Intel CEO Lip-Bu Tan
“There are no more blank checks,” Intel CEO Lip-Bu Tan wrote in a memo to employees. “Every investment must make economic sense.”
Despite the internal restructuring and downsizing, Intel shares rose in after-hours trading. The company reported June quarter revenue of $12.9 billion—flat year-over-year but above Wall Street expectations.
However, the outlook remains mixed. Intel forecasted a third-quarter loss of 24 cents per share—steeper than analysts’ expectations of an 18-cent loss—despite projecting revenue between $12.6 billion and $13.6 billion, with a midpoint of $13.1 billion, also above consensus estimates.
Investors have pushed Intel shares up 14% this year, banking on Tan’s leadership to reverse years of underperformance. But uncertainty looms, especially as global trade tensions and macroeconomic pressures weigh on PC market growth. According to IDC, PC shipments grew 6.5% in the June quarter, though much of this was driven by front-loaded orders.
While semiconductors remain exempt from major tariffs imposed during the Trump administration, customer hesitation and cost-cutting are curbing demand.
Intel’s adjusted second-quarter loss was 10 cents per share, compared to analysts’ expected profit of 1 cent. On an unadjusted basis, the loss widened to 67 cents per share—more than double market estimates of a 26-cent loss.
As part of its broader strategic shift, Tan is moving away from the costly 18A chip process championed by predecessor Pat Gelsinger. Instead, Intel is now betting on its 14A technology to win large external contracts.
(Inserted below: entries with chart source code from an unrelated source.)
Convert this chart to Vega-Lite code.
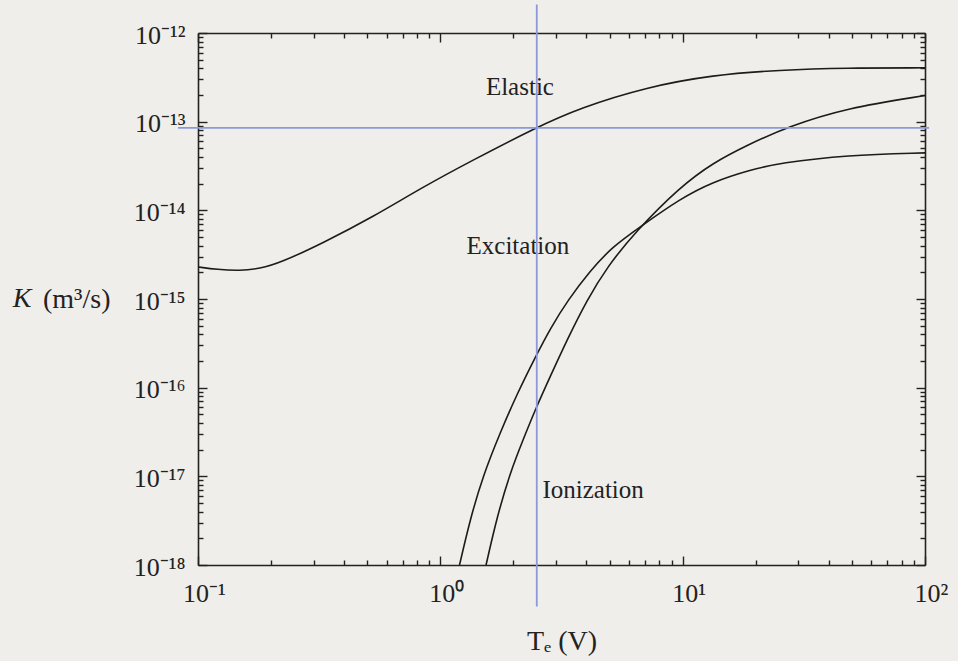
{
  "$schema": "https://vega.github.io/schema/vega-lite/v6.json",
  "width": 727,
  "height": 532,
  "autosize": "none",
  "padding": {"left": 198, "top": 33, "right": 33, "bottom": 96},
  "background": "#efeeea",
  "config": {
    "view": {"stroke": null},
    "font": "Liberation Serif",
    "axis": {
      "domainColor": "#222222",
      "domainWidth": 1.6,
      "tickColor": "#222222",
      "tickWidth": 1.4,
      "labelFont": "Liberation Serif",
      "labelFontSize": 26,
      "labelColor": "#222222",
      "titleFont": "Liberation Serif",
      "titleColor": "#222222",
      "titleFontWeight": "normal",
      "titleFontSize": 28,
      "grid": false,
      "labelOverlap": false,
      "labelFlush": false,
      "labelBound": false
    }
  },
  "datasets": {
    "curves": [
      {"curve": "Elastic", "T": 0.1, "K": 2.30e-15},
      {"curve": "Elastic", "T": 0.12, "K": 2.15e-15},
      {"curve": "Elastic", "T": 0.149, "K": 2.08e-15},
      {"curve": "Elastic", "T": 0.18, "K": 2.2e-15},
      {"curve": "Elastic", "T": 0.218, "K": 2.55e-15},
      {"curve": "Elastic", "T": 0.328, "K": 4.29e-15},
      {"curve": "Elastic", "T": 0.527, "K": 8.43e-15},
      {"curve": "Elastic", "T": 0.849, "K": 1.84e-14},
      {"curve": "Elastic", "T": 1.365, "K": 3.70e-14},
      {"curve": "Elastic", "T": 2.46, "K": 8.49e-14},
      {"curve": "Elastic", "T": 3.77, "K": 1.43e-13},
      {"curve": "Elastic", "T": 7.13, "K": 2.46e-13},
      {"curve": "Elastic", "T": 13.3, "K": 3.36e-13},
      {"curve": "Elastic", "T": 25.2, "K": 3.83e-13},
      {"curve": "Elastic", "T": 47.6, "K": 4.03e-13},
      {"curve": "Elastic", "T": 100, "K": 4.05e-13},
      {"curve": "Excitation", "T": 1.2, "K": 1.0e-18},
      {"curve": "Excitation", "T": 1.326, "K": 3.24e-18},
      {"curve": "Excitation", "T": 1.50, "K": 1.014e-17},
      {"curve": "Excitation", "T": 1.764, "K": 3.09e-17},
      {"curve": "Excitation", "T": 2.073, "K": 8.51e-17},
      {"curve": "Excitation", "T": 2.483, "K": 2.29e-16},
      {"curve": "Excitation", "T": 2.836, "K": 4.60e-16},
      {"curve": "Excitation", "T": 3.365, "K": 9.77e-16},
      {"curve": "Excitation", "T": 4.148, "K": 2.07e-15},
      {"curve": "Excitation", "T": 5.11, "K": 3.86e-15},
      {"curve": "Excitation", "T": 6.67, "K": 6.50e-15},
      {"curve": "Excitation", "T": 9.76, "K": 1.35e-14},
      {"curve": "Excitation", "T": 13.3, "K": 2.09e-14},
      {"curve": "Excitation", "T": 18.97, "K": 2.85e-14},
      {"curve": "Excitation", "T": 25.2, "K": 3.42e-14},
      {"curve": "Excitation", "T": 47.6, "K": 4.21e-14},
      {"curve": "Excitation", "T": 100, "K": 4.45e-14},
      {"curve": "Ionization", "T": 1.544, "K": 1.0e-18},
      {"curve": "Ionization", "T": 1.714, "K": 3.49e-18},
      {"curve": "Ionization", "T": 1.94, "K": 1.094e-17},
      {"curve": "Ionization", "T": 2.194, "K": 2.58e-17},
      {"curve": "Ionization", "T": 2.483, "K": 5.92e-17},
      {"curve": "Ionization", "T": 2.836, "K": 1.32e-16},
      {"curve": "Ionization", "T": 3.333, "K": 3.46e-16},
      {"curve": "Ionization", "T": 4.03, "K": 9.77e-16},
      {"curve": "Ionization", "T": 4.88, "K": 2.30e-15},
      {"curve": "Ionization", "T": 6.37, "K": 5.70e-15},
      {"curve": "Ionization", "T": 9.76, "K": 1.84e-14},
      {"curve": "Ionization", "T": 13.3, "K": 3.42e-14},
      {"curve": "Ionization", "T": 18.5, "K": 5.46e-14},
      {"curve": "Ionization", "T": 27.0, "K": 8.71e-14},
      {"curve": "Ionization", "T": 47.6, "K": 1.43e-13},
      {"curve": "Ionization", "T": 100, "K": 1.97e-13}
    ],
    "labels": [
      {"label": "Elastic", "T": 2.13, "K": 2.46e-13},
      {"label": "Excitation", "T": 2.09, "K": 3.97e-15},
      {"label": "Ionization", "T": 4.27, "K": 7.05e-18}
    ],
    "ylabel": [{"label": "K", "T": 0.0188, "K": 1.0e-15}],
    "vline": [{"T": 2.5, "K1": 2.1e-12, "K2": 3.4e-19}],
    "hline": [{"K": 8.5e-14, "T1": 0.0827, "T2": 104}]
  },
  "layer": [
    {
      "data": {"name": "curves"},
      "mark": {"type": "line", "color": "#1c1c1c", "strokeWidth": 1.6, "interpolate": "basis", "clip": true},
      "encoding": {
        "x": {
          "field": "T", "type": "quantitative",
          "scale": {"type": "log", "domain": [0.1, 100], "nice": false},
          "axis": {
            "orient": "bottom",
            "values": [0.1,0.2,0.3,0.4,0.5,0.6,0.7,0.8,0.9,1,2,3,4,5,6,7,8,9,10,20,30,40,50,60,70,80,90,100],
            "tickSize": {"condition": {"test": "abs(log(datum.value)/LN10-round(log(datum.value)/LN10))<0.001", "value": -9}, "value": -5},
            "labelExpr": "abs(log(datum.value)/LN10-round(log(datum.value)/LN10))<0.001 ? ['10⁻¹','10⁰','10¹','10²'][round(log(datum.value)/LN10)+1] : ''",
            "labelPadding": 24,
            "labelOffset": 6,
            "title": "Tₑ (V)",
            "titleY": 84,
            "titleBaseline": "alphabetic"
          }
        },
        "y": {
          "field": "K", "type": "quantitative",
          "scale": {"type": "log", "domain": [1e-18, 1e-12], "nice": false},
          "axis": {
            "orient": "left",
            "values": [1e-18,2e-18,3e-18,4e-18,5e-18,6e-18,7e-18,8e-18,9e-18,1e-17,2e-17,3e-17,4e-17,5e-17,6e-17,7e-17,8e-17,9e-17,1e-16,2e-16,3e-16,4e-16,5e-16,6e-16,7e-16,8e-16,9e-16,1e-15,2e-15,3e-15,4e-15,5e-15,6e-15,7e-15,8e-15,9e-15,1e-14,2e-14,3e-14,4e-14,5e-14,6e-14,7e-14,8e-14,9e-14,1e-13,2e-13,3e-13,4e-13,5e-13,6e-13,7e-13,8e-13,9e-13,1e-12],
            "tickSize": {"condition": {"test": "abs(log(datum.value)/LN10-round(log(datum.value)/LN10))<0.001", "value": -9}, "value": -5},
            "labelExpr": "abs(log(datum.value)/LN10-round(log(datum.value)/LN10))<0.001 ? ['10⁻¹⁸','10⁻¹⁷','10⁻¹⁶','10⁻¹⁵','10⁻¹⁴','10⁻¹³','10⁻¹²'][round(log(datum.value)/LN10)+18] : ''",
            "labelPadding": 22,
            "labelOffset": 2,
            "title": "(m³/s)",
            "titleAngle": 0,
            "titleAlign": "right",
            "titleBaseline": "middle",
            "titleX": -88,
            "titleY": 266
          }
        },
        "detail": {"field": "curve"}
      }
    },
    {
      "data": {"name": "curves"},
      "mark": {"type": "line", "strokeOpacity": 0},
      "encoding": {
        "x": {
          "field": "T", "type": "quantitative",
          "scale": {"type": "log", "domain": [0.1, 100], "nice": false},
          "axis": {
            "orient": "top",
            "values": [0.1,0.2,0.3,0.4,0.5,0.6,0.7,0.8,0.9,1,2,3,4,5,6,7,8,9,10,20,30,40,50,60,70,80,90,100],
            "tickSize": {"condition": {"test": "abs(log(datum.value)/LN10-round(log(datum.value)/LN10))<0.001", "value": -9}, "value": -5},
            "labels": false,
            "title": null
          }
        },
        "y": {
          "field": "K", "type": "quantitative",
          "scale": {"type": "log", "domain": [1e-18, 1e-12], "nice": false},
          "axis": {
            "orient": "right",
            "values": [1e-18,2e-18,3e-18,4e-18,5e-18,6e-18,7e-18,8e-18,9e-18,1e-17,2e-17,3e-17,4e-17,5e-17,6e-17,7e-17,8e-17,9e-17,1e-16,2e-16,3e-16,4e-16,5e-16,6e-16,7e-16,8e-16,9e-16,1e-15,2e-15,3e-15,4e-15,5e-15,6e-15,7e-15,8e-15,9e-15,1e-14,2e-14,3e-14,4e-14,5e-14,6e-14,7e-14,8e-14,9e-14,1e-13,2e-13,3e-13,4e-13,5e-13,6e-13,7e-13,8e-13,9e-13,1e-12],
            "tickSize": {"condition": {"test": "abs(log(datum.value)/LN10-round(log(datum.value)/LN10))<0.001", "value": -9}, "value": -5},
            "labels": false,
            "title": null
          }
        },
        "detail": {"field": "curve"}
      }
    },
    {
      "data": {"name": "labels"},
      "mark": {"type": "text", "font": "Liberation Serif", "fontSize": 25, "color": "#222222", "align": "center", "baseline": "middle"},
      "encoding": {
        "x": {"field": "T", "type": "quantitative", "scale": {"type": "log", "domain": [0.1, 100], "nice": false}, "axis": null},
        "y": {"field": "K", "type": "quantitative", "scale": {"type": "log", "domain": [1e-18, 1e-12], "nice": false}, "axis": null},
        "text": {"field": "label"}
      }
    },
    {
      "data": {"name": "ylabel"},
      "mark": {"type": "text", "font": "Liberation Serif", "fontSize": 28, "fontStyle": "italic", "color": "#222222", "align": "center", "baseline": "middle", "clip": false},
      "encoding": {
        "x": {"field": "T", "type": "quantitative", "scale": {"type": "log", "domain": [0.1, 100], "nice": false}, "axis": null},
        "y": {"field": "K", "type": "quantitative", "scale": {"type": "log", "domain": [1e-18, 1e-12], "nice": false}, "axis": null},
        "text": {"field": "label"}
      }
    },
    {
      "data": {"name": "vline"},
      "mark": {"type": "rule", "color": "#8d98dc", "strokeWidth": 1.8, "clip": false},
      "encoding": {
        "x": {"field": "T", "type": "quantitative", "scale": {"type": "log", "domain": [0.1, 100], "nice": false}, "axis": null},
        "y": {"field": "K1", "type": "quantitative", "scale": {"type": "log", "domain": [1e-18, 1e-12], "nice": false}, "axis": null},
        "y2": {"field": "K2"}
      }
    },
    {
      "data": {"name": "hline"},
      "mark": {"type": "rule", "color": "#8d98dc", "strokeWidth": 1.8, "clip": false},
      "encoding": {
        "y": {"field": "K", "type": "quantitative", "scale": {"type": "log", "domain": [1e-18, 1e-12], "nice": false}, "axis": null},
        "x": {"field": "T1", "type": "quantitative", "scale": {"type": "log", "domain": [0.1, 100], "nice": false}, "axis": null},
        "x2": {"field": "T2"}
      }
    }
  ],
  "resolve": {"axis": {"x": "independent", "y": "independent"}}
}
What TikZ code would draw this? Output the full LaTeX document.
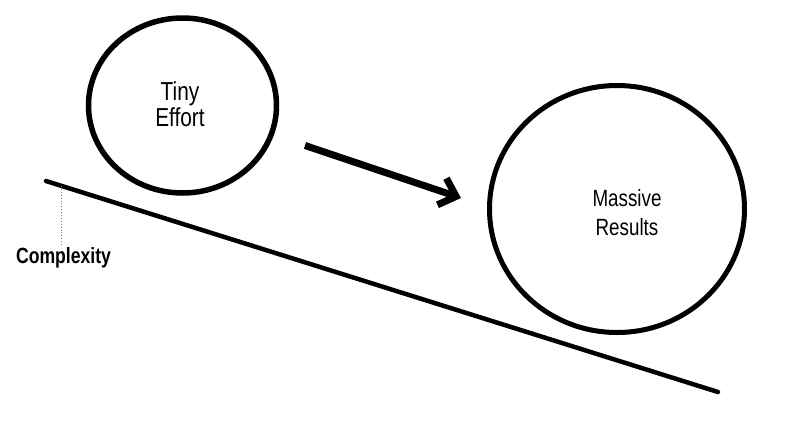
\documentclass[tikz,border=0pt]{standalone}
\usepackage{fontspec}
\setmainfont{Liberation Sans}[FakeStretch=0.8]
\usetikzlibrary{shapes.geometric,arrows.meta}

\begin{document}
\begin{tikzpicture}[x=1pt,y=-1pt,
  bubble/.style={draw,ellipse,line width=5.5pt,inner sep=0pt},
  bubbletext/.style={align=center,inner sep=0pt}]
\useasboundingbox (0,0) rectangle (790,421);

\node[bubble,minimum width=188pt,minimum height=175pt] (effort) at (182.5,105.5) {};
\node[bubbletext,font=\fontsize{26}{26}\selectfont] at (180,104) {Tiny\\Effort};

\node[bubble,line width=5pt,minimum width=255pt,minimum height=247pt] (results) at (617,209) {};
\node[bubbletext,font=\fontsize{23.5}{29}\selectfont] at (627,213) {Massive\\Results};

\coordinate (slope top) at (46,181);
\coordinate (slope bottom) at (718,392);
\draw[line width=4.5pt,line cap=round] (slope top) -- (slope bottom);

\coordinate (tick) at (61.7,186);
\node[font=\bfseries\fontsize{22}{22}\selectfont,anchor=base,inner sep=0pt] (complexity) at (63.5,263) {Complexity};
\draw[dotted,gray,line width=0.9pt] (tick) -- (tick |- complexity.north);

\coordinate (push start) at (305,145.5);
\coordinate (push end) at (461,198);
\draw[line width=7pt,-{Straight Barb[length=15pt,width=28pt]}] (push start) -- (push end);
\end{tikzpicture}
\end{document}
The company also sold a 51% stake in its Altera programmable chip unit in April for $4.46 billion.
Intel said restructuring efforts—including the job cuts—added $1.9 billion to its second-quarter costs.
With major changes already underway globally, attention now turns to whether Intel’s Australian division will survive the axe as the company pushes forward with one of the most significant restructures in its history.